#### Available records ####

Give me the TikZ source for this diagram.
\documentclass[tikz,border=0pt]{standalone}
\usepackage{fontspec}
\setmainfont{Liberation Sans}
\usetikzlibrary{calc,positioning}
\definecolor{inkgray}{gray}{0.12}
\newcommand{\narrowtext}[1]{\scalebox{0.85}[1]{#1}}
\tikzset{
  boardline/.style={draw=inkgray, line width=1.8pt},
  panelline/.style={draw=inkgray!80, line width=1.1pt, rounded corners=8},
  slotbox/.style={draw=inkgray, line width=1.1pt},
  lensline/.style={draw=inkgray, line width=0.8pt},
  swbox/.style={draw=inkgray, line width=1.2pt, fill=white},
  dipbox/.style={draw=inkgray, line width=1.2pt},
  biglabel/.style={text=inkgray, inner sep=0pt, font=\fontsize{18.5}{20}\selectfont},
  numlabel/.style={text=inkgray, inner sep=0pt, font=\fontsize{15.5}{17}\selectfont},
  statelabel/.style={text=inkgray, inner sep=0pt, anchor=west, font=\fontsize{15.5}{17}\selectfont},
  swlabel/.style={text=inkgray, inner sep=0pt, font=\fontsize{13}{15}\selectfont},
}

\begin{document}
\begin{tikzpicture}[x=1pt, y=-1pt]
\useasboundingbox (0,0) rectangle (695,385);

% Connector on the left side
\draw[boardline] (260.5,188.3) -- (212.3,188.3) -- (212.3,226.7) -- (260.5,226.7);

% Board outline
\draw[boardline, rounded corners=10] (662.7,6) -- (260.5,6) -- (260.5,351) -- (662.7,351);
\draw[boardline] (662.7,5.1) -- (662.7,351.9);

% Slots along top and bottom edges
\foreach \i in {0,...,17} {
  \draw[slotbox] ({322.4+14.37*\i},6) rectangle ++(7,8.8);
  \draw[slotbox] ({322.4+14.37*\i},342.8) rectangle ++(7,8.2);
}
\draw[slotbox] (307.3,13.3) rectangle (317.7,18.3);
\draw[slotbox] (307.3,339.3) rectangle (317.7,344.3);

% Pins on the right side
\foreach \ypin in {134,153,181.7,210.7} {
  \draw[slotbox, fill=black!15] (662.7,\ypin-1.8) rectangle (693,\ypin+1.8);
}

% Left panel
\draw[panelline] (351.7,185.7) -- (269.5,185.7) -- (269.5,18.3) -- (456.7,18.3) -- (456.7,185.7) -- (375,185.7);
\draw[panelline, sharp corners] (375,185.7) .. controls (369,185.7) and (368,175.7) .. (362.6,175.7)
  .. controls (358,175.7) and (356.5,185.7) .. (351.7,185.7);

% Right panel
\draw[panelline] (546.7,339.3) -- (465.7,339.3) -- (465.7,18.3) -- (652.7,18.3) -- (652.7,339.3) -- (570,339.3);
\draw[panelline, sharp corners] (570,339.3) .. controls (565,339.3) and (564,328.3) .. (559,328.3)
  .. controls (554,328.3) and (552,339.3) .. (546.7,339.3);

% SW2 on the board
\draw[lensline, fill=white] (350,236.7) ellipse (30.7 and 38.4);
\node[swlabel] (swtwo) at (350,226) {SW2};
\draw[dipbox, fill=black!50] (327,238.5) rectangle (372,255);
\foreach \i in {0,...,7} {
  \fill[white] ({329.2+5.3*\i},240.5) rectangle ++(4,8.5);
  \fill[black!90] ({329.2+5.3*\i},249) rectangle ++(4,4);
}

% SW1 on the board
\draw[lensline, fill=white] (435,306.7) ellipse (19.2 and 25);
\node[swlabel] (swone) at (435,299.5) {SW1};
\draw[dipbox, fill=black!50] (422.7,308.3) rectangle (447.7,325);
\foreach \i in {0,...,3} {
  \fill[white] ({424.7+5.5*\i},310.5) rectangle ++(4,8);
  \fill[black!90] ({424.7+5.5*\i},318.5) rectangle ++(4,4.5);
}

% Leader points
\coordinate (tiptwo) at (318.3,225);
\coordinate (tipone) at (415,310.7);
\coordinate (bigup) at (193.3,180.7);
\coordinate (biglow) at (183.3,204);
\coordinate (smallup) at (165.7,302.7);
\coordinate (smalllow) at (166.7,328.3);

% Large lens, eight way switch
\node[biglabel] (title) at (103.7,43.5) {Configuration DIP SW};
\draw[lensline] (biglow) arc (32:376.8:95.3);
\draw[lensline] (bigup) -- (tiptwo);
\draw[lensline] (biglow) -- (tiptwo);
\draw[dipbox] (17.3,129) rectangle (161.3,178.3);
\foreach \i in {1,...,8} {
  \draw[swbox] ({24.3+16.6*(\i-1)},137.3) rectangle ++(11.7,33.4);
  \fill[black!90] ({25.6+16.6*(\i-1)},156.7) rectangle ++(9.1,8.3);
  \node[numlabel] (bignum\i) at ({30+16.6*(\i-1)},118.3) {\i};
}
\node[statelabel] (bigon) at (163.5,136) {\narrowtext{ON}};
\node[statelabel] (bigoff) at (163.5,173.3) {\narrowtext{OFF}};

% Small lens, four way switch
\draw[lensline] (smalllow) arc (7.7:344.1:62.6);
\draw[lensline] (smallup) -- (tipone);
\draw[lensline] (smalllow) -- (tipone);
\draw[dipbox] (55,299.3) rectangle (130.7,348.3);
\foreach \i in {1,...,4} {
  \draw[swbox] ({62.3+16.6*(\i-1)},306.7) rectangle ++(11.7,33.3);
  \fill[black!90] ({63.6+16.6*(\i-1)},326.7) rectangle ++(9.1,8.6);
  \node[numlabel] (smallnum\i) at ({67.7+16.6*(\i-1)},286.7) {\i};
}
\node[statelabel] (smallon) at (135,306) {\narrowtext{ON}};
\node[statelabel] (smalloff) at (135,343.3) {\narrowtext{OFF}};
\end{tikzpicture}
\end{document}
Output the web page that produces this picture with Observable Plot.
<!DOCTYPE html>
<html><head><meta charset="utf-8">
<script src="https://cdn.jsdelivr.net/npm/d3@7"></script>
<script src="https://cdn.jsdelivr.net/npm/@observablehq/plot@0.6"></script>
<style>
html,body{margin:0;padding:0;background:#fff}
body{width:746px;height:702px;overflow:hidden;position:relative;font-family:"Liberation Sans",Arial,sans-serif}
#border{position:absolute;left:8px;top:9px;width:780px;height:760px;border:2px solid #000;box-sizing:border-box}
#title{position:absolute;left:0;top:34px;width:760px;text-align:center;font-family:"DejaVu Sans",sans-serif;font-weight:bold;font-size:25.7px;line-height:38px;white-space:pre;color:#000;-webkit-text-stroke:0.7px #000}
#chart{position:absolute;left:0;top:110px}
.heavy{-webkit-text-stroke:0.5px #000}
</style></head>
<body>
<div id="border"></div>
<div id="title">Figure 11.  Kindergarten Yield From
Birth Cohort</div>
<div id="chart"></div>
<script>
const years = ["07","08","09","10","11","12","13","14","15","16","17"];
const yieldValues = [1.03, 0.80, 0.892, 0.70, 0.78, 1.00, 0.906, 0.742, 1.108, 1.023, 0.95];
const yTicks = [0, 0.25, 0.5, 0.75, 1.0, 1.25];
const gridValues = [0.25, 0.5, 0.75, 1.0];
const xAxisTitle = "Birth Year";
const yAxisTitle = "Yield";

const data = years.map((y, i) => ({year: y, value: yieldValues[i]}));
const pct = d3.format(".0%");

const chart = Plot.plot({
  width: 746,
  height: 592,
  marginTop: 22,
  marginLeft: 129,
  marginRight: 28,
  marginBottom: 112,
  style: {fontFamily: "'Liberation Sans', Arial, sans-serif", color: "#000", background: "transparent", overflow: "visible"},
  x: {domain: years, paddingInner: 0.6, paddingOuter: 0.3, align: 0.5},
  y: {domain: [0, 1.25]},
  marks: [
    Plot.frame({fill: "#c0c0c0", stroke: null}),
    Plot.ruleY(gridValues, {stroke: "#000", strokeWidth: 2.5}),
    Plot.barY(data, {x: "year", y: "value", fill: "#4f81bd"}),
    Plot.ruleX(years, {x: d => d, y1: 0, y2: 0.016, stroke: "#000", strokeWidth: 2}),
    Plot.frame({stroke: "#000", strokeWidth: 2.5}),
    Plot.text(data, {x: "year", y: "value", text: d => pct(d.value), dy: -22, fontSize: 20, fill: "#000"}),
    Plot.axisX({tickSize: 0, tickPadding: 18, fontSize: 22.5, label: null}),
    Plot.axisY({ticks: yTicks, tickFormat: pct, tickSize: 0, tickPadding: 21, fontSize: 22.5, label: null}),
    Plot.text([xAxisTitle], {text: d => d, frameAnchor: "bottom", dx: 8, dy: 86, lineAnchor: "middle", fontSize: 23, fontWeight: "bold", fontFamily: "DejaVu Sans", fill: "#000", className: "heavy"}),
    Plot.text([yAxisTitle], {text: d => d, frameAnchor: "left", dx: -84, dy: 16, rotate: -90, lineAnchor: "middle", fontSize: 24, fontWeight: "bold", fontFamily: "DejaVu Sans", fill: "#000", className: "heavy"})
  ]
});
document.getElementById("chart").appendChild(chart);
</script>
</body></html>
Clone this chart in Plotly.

####

**What needs to be done**
Please copy exactly the lines from the first line of the records above through the line containing "(307.3,339.3) rectangle (317.7,344.3);", including both, and nothing more.

**Worked solution**
Give me the TikZ source for this diagram.
\documentclass[tikz,border=0pt]{standalone}
\usepackage{fontspec}
\setmainfont{Liberation Sans}
\usetikzlibrary{calc,positioning}
\definecolor{inkgray}{gray}{0.12}
\newcommand{\narrowtext}[1]{\scalebox{0.85}[1]{#1}}
\tikzset{
  boardline/.style={draw=inkgray, line width=1.8pt},
  panelline/.style={draw=inkgray!80, line width=1.1pt, rounded corners=8},
  slotbox/.style={draw=inkgray, line width=1.1pt},
  lensline/.style={draw=inkgray, line width=0.8pt},
  swbox/.style={draw=inkgray, line width=1.2pt, fill=white},
  dipbox/.style={draw=inkgray, line width=1.2pt},
  biglabel/.style={text=inkgray, inner sep=0pt, font=\fontsize{18.5}{20}\selectfont},
  numlabel/.style={text=inkgray, inner sep=0pt, font=\fontsize{15.5}{17}\selectfont},
  statelabel/.style={text=inkgray, inner sep=0pt, anchor=west, font=\fontsize{15.5}{17}\selectfont},
  swlabel/.style={text=inkgray, inner sep=0pt, font=\fontsize{13}{15}\selectfont},
}

\begin{document}
\begin{tikzpicture}[x=1pt, y=-1pt]
\useasboundingbox (0,0) rectangle (695,385);

% Connector on the left side
\draw[boardline] (260.5,188.3) -- (212.3,188.3) -- (212.3,226.7) -- (260.5,226.7);

% Board outline
\draw[boardline, rounded corners=10] (662.7,6) -- (260.5,6) -- (260.5,351) -- (662.7,351);
\draw[boardline] (662.7,5.1) -- (662.7,351.9);

% Slots along top and bottom edges
\foreach \i in {0,...,17} {
  \draw[slotbox] ({322.4+14.37*\i},6) rectangle ++(7,8.8);
  \draw[slotbox] ({322.4+14.37*\i},342.8) rectangle ++(7,8.2);
}
\draw[slotbox] (307.3,13.3) rectangle (317.7,18.3);
\draw[slotbox] (307.3,339.3) rectangle (317.7,344.3);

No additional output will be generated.